Data lines
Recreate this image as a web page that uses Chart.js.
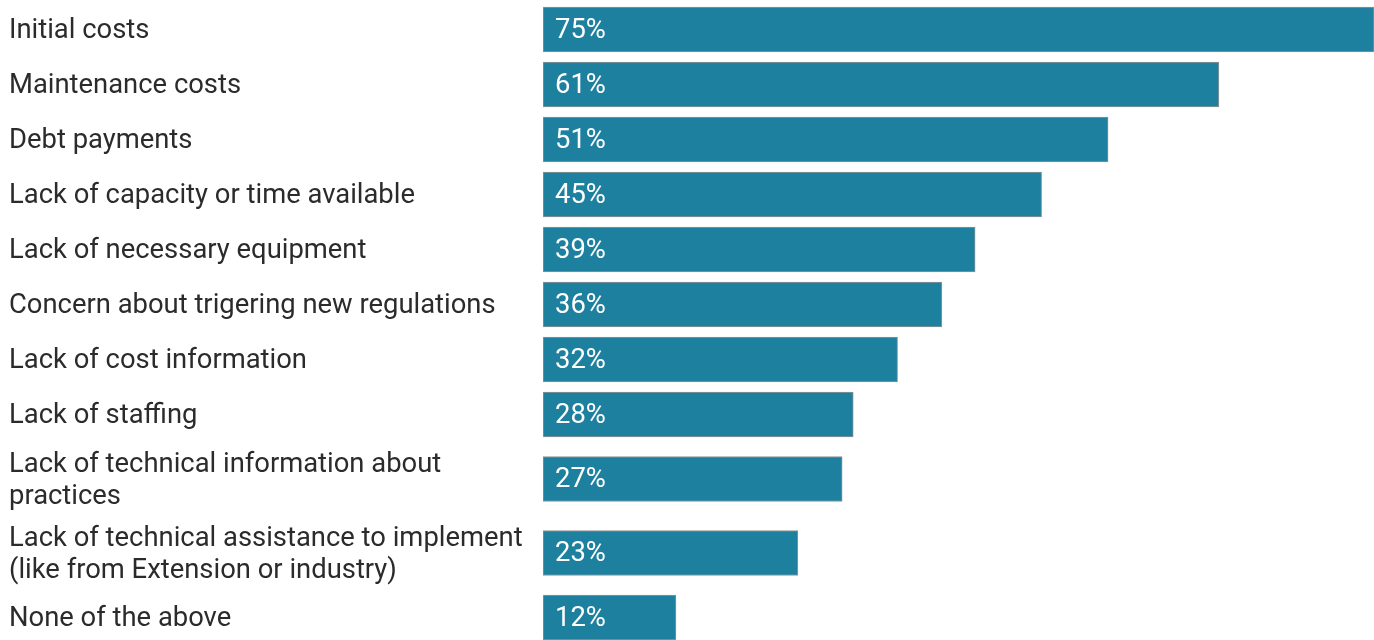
<!DOCTYPE html>
<html>
<head>
<meta charset="utf-8">
<script src="https://cdn.jsdelivr.net/npm/chart.js@4"></script>
<style>
  html, body { margin: 0; padding: 0; background: #fff; }
  #wrap { width: 1374px; height: 640px; }
</style>
</head>
<body>
<div id="wrap"><canvas id="barChart"></canvas></div>
<script>
const categories = [
  ["Initial costs"],
  ["Maintenance costs"],
  ["Debt payments"],
  ["Lack of capacity or time available"],
  ["Lack of necessary equipment"],
  ["Concern about trigering new regulations"],
  ["Lack of cost information"],
  ["Lack of staffing"],
  ["Lack of technical information about", "practices"],
  ["Lack of technical assistance to implement", "(like from Extension or industry)"],
  ["None of the above"]
];
const values = [75, 61, 51, 45, 39, 36, 32, 28, 27, 23, 12];

document.addEventListener('DOMContentLoaded', () => {
  // row layout: each row is as tall as its label or bar, plus a gap
  const barH = 45, lineH = 32, gap = 10, topPad = 2;
  const rowCenters = [];
  let top = topPad;
  categories.forEach(lines => {
    const h = Math.max(barH, lines.length * lineH) + gap;
    rowCenters.push(top + h / 2);
    top += h;
  });

  // category labels on the left and value labels inside the bars
  const labels = {
    id: 'labels',
    afterDatasetsDraw(chart) {
      const ctx = chart.ctx;
      const yScale = chart.scales.y;
      const meta = chart.getDatasetMeta(0);
      ctx.save();
      ctx.font = '27.4px Roboto';
      ctx.textAlign = 'left';
      ctx.textBaseline = 'middle';

      ctx.fillStyle = '#2b2b2b';
      categories.forEach((lines, i) => {
        const cy = yScale.getPixelForValue(rowCenters[i]);
        const y0 = cy - (lines.length - 1) * lineH / 2;
        lines.forEach((line, j) => ctx.fillText(line, 9, y0 + j * lineH + 2));
      });

      ctx.fillStyle = '#ffffff';
      meta.data.forEach((bar, i) => {
        ctx.fillText(values[i] + '%', bar.base + 12, bar.y + 1.5);
      });
      ctx.restore();
    }
  };

  new Chart(document.getElementById('barChart').getContext('2d'), {
    type: 'bar',
    data: {
      datasets: [{
        data: values.map((v, i) => ({ x: v, y: rowCenters[i] })),
        backgroundColor: '#1e809f',
        borderColor: 'rgba(120,120,120,0.8)',
        borderWidth: 1,
        borderSkipped: false,
        barThickness: barH
      }]
    },
    options: {
      indexAxis: 'y',
      responsive: true,
      maintainAspectRatio: false,
      animation: false,
      layout: { padding: 0 },
      scales: {
        x: {
          display: false,
          min: 0,
          max: Math.max(...values)
        },
        y: {
          type: 'linear',
          reverse: true,
          offset: false,
          min: 0,
          max: 640,
          grid: { display: false },
          border: { display: false },
          ticks: { display: false },
          afterFit: axis => { axis.width = 543; }
        }
      },
      plugins: {
        legend: { display: false },
        tooltip: { enabled: false }
      }
    },
    plugins: [labels]
  });
});
</script>
</body>
</html>
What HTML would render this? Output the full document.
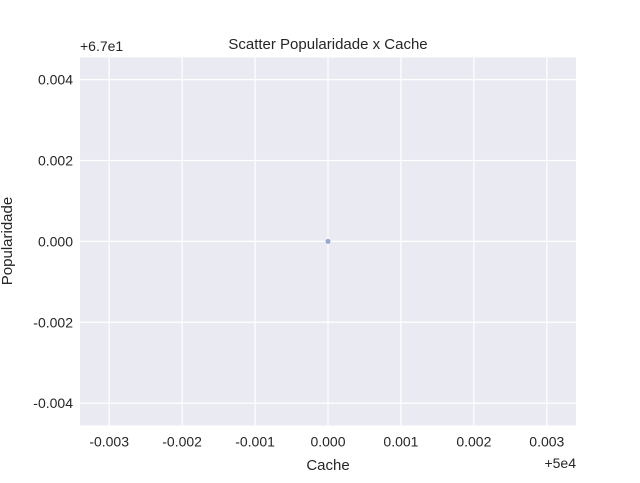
<!DOCTYPE html>
<html><head><meta charset="utf-8"><style>
body{margin:0;background:#fff;}
svg{font-family:"Liberation Sans","DejaVu Sans",sans-serif;}
</style></head><body>
<svg id="chart" width="640" height="478" xmlns="http://www.w3.org/2000/svg">
<rect x="0" y="0" width="640" height="478" fill="#fff"/>
<rect x="80" y="57.4" width="496" height="368" fill="#eaeaf2"/>
<g id="grid"></g>
<g id="ticks"></g>
<g id="points"></g>
<text x="328" y="49" text-anchor="middle" font-size="15" fill="#262626">Scatter Popularidade x Cache</text>
<text x="328" y="470" text-anchor="middle" font-size="15" fill="#262626">Cache</text>
<text x="0" y="0" transform="translate(12,241) rotate(-90)" text-anchor="middle" font-size="15" fill="#262626">Popularidade</text>
<text x="80" y="51" font-size="14" fill="#262626">+6.7e1</text>
<text x="576" y="468" text-anchor="end" font-size="14" fill="#262626">+5e4</text>
</svg>
<script>
const xTicks=[-0.003,-0.002,-0.001,0.000,0.001,0.002,0.003];
const yTicks=[-0.004,-0.002,0.000,0.002,0.004];
const ptX=[0.0];
const ptY=[0.0];
const L=80,R=576,T=57.4,B=425.4;
const xMin=-0.0034,xMax=0.0034,yMin=-0.00455,yMax=0.00455;
function sx(v){return L+(v-xMin)/(xMax-xMin)*(R-L);}
function sy(v){return B-(v-yMin)/(yMax-yMin)*(B-T);}
const ns="http://www.w3.org/2000/svg";
const grid=document.getElementById('grid'),ticks=document.getElementById('ticks'),pts=document.getElementById('points');
function mk(tag,attrs,parent){const e=document.createElementNS(ns,tag);for(const k in attrs)e.setAttribute(k,attrs[k]);parent.appendChild(e);return e;}
xTicks.forEach(v=>{
 const l=mk('line',{x1:sx(v),x2:sx(v),y1:T,y2:B,stroke:'#fff','stroke-width':1.2},grid);
 
 
 const t=mk('text',{x:sx(v),y:B+21,'text-anchor':'middle','font-size':14,fill:'#262626'},ticks);
 t.textContent=v.toFixed(3);
 
 
});
yTicks.forEach(v=>{
 const l=mk('line',{x1:L,x2:R,y1:sy(v),y2:sy(v),stroke:'#fff','stroke-width':1.2},grid);
 
 
 const t=mk('text',{x:L-7,y:sy(v)+5,'text-anchor':'end','font-size':14,fill:'#262626'},ticks);
 t.textContent=v.toFixed(3);
 
 
});
ptX.forEach((v,i)=>{
 const c=mk('circle',{cx:sx(v),cy:sy(ptY[i]),r:2.7,fill:'#4c72b0','fill-opacity':0.6,stroke:'#fff','stroke-width':0.4},pts);
 
 
});
</script>
</body></html>
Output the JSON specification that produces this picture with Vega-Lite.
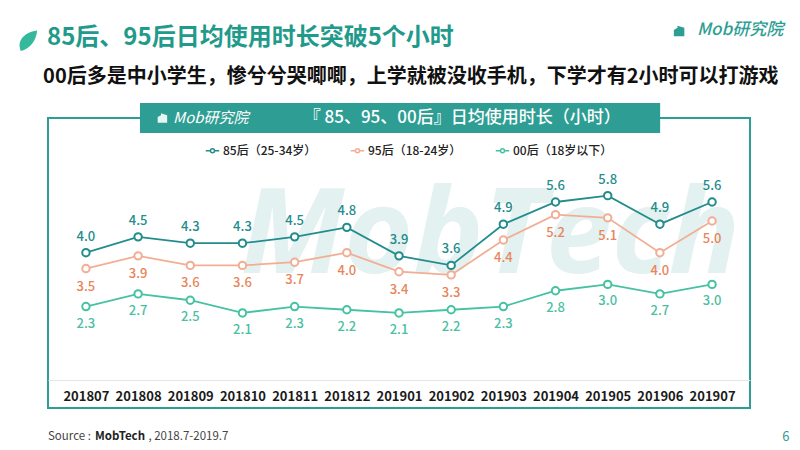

To do
Quote every line word for word and keep the images out of the copy.

Answer for the task
Recreate this image as a web page that uses Chart.js.
<!DOCTYPE html>
<html>
<head>
<meta charset="utf-8">
<script src="https://cdn.jsdelivr.net/npm/chart.js@4"></script>
<style>
  html, body { margin: 0; padding: 0; background: #fff; }
  #wrap { width: 1374px; height: 640px; }
</style>
</head>
<body>
<div id="wrap"><canvas id="barChart"></canvas></div>
<script>
const categories = [
  ["Initial costs"],
  ["Maintenance costs"],
  ["Debt payments"],
  ["Lack of capacity or time available"],
  ["Lack of necessary equipment"],
  ["Concern about trigering new regulations"],
  ["Lack of cost information"],
  ["Lack of staffing"],
  ["Lack of technical information about", "practices"],
  ["Lack of technical assistance to implement", "(like from Extension or industry)"],
  ["None of the above"]
];
const values = [75, 61, 51, 45, 39, 36, 32, 28, 27, 23, 12];

document.addEventListener('DOMContentLoaded', () => {
  // row layout: each row is as tall as its label or bar, plus a gap
  const barH = 45, lineH = 32, gap = 10, topPad = 2;
  const rowCenters = [];
  let top = topPad;
  categories.forEach(lines => {
    const h = Math.max(barH, lines.length * lineH) + gap;
    rowCenters.push(top + h / 2);
    top += h;
  });

  // category labels on the left and value labels inside the bars
  const labels = {
    id: 'labels',
    afterDatasetsDraw(chart) {
      const ctx = chart.ctx;
      const yScale = chart.scales.y;
      const meta = chart.getDatasetMeta(0);
      ctx.save();
      ctx.font = '27.4px Roboto';
      ctx.textAlign = 'left';
      ctx.textBaseline = 'middle';

      ctx.fillStyle = '#2b2b2b';
      categories.forEach((lines, i) => {
        const cy = yScale.getPixelForValue(rowCenters[i]);
        const y0 = cy - (lines.length - 1) * lineH / 2;
        lines.forEach((line, j) => ctx.fillText(line, 9, y0 + j * lineH + 2));
      });

      ctx.fillStyle = '#ffffff';
      meta.data.forEach((bar, i) => {
        ctx.fillText(values[i] + '%', bar.base + 12, bar.y + 1.5);
      });
      ctx.restore();
    }
  };

  new Chart(document.getElementById('barChart').getContext('2d'), {
    type: 'bar',
    data: {
      datasets: [{
        data: values.map((v, i) => ({ x: v, y: rowCenters[i] })),
        backgroundColor: '#1e809f',
        borderColor: 'rgba(120,120,120,0.8)',
        borderWidth: 1,
        borderSkipped: false,
        barThickness: barH
      }]
    },
    options: {
      indexAxis: 'y',
      responsive: true,
      maintainAspectRatio: false,
      animation: false,
      layout: { padding: 0 },
      scales: {
        x: {
          display: false,
          min: 0,
          max: Math.max(...values)
        },
        y: {
          type: 'linear',
          reverse: true,
          offset: false,
          min: 0,
          max: 640,
          grid: { display: false },
          border: { display: false },
          ticks: { display: false },
          afterFit: axis => { axis.width = 543; }
        }
      },
      plugins: {
        legend: { display: false },
        tooltip: { enabled: false }
      }
    },
    plugins: [labels]
  });
});
</script>
</body>
</html>
What HTML would render this? Output the full document.
<!DOCTYPE html>
<html><head><meta charset="utf-8"><style>
body{margin:0;background:#fff;}
svg{font-family:"Liberation Sans","DejaVu Sans",sans-serif;}
</style></head><body>
<svg id="chart" width="640" height="478" xmlns="http://www.w3.org/2000/svg">
<rect x="0" y="0" width="640" height="478" fill="#fff"/>
<rect x="80" y="57.4" width="496" height="368" fill="#eaeaf2"/>
<g id="grid"></g>
<g id="ticks"></g>
<g id="points"></g>
<text x="328" y="49" text-anchor="middle" font-size="15" fill="#262626">Scatter Popularidade x Cache</text>
<text x="328" y="470" text-anchor="middle" font-size="15" fill="#262626">Cache</text>
<text x="0" y="0" transform="translate(12,241) rotate(-90)" text-anchor="middle" font-size="15" fill="#262626">Popularidade</text>
<text x="80" y="51" font-size="14" fill="#262626">+6.7e1</text>
<text x="576" y="468" text-anchor="end" font-size="14" fill="#262626">+5e4</text>
</svg>
<script>
const xTicks=[-0.003,-0.002,-0.001,0.000,0.001,0.002,0.003];
const yTicks=[-0.004,-0.002,0.000,0.002,0.004];
const ptX=[0.0];
const ptY=[0.0];
const L=80,R=576,T=57.4,B=425.4;
const xMin=-0.0034,xMax=0.0034,yMin=-0.00455,yMax=0.00455;
function sx(v){return L+(v-xMin)/(xMax-xMin)*(R-L);}
function sy(v){return B-(v-yMin)/(yMax-yMin)*(B-T);}
const ns="http://www.w3.org/2000/svg";
const grid=document.getElementById('grid'),ticks=document.getElementById('ticks'),pts=document.getElementById('points');
function mk(tag,attrs,parent){const e=document.createElementNS(ns,tag);for(const k in attrs)e.setAttribute(k,attrs[k]);parent.appendChild(e);return e;}
xTicks.forEach(v=>{
 const l=mk('line',{x1:sx(v),x2:sx(v),y1:T,y2:B,stroke:'#fff','stroke-width':1.2},grid);
 
 
 const t=mk('text',{x:sx(v),y:B+21,'text-anchor':'middle','font-size':14,fill:'#262626'},ticks);
 t.textContent=v.toFixed(3);
 
 
});
yTicks.forEach(v=>{
 const l=mk('line',{x1:L,x2:R,y1:sy(v),y2:sy(v),stroke:'#fff','stroke-width':1.2},grid);
 
 
 const t=mk('text',{x:L-7,y:sy(v)+5,'text-anchor':'end','font-size':14,fill:'#262626'},ticks);
 t.textContent=v.toFixed(3);
 
 
});
ptX.forEach((v,i)=>{
 const c=mk('circle',{cx:sx(v),cy:sy(ptY[i]),r:2.7,fill:'#4c72b0','fill-opacity':0.6,stroke:'#fff','stroke-width':0.4},pts);
 
 
});
</script>
</body></html>
Output the JSON specification that produces this picture with Vega-Lite.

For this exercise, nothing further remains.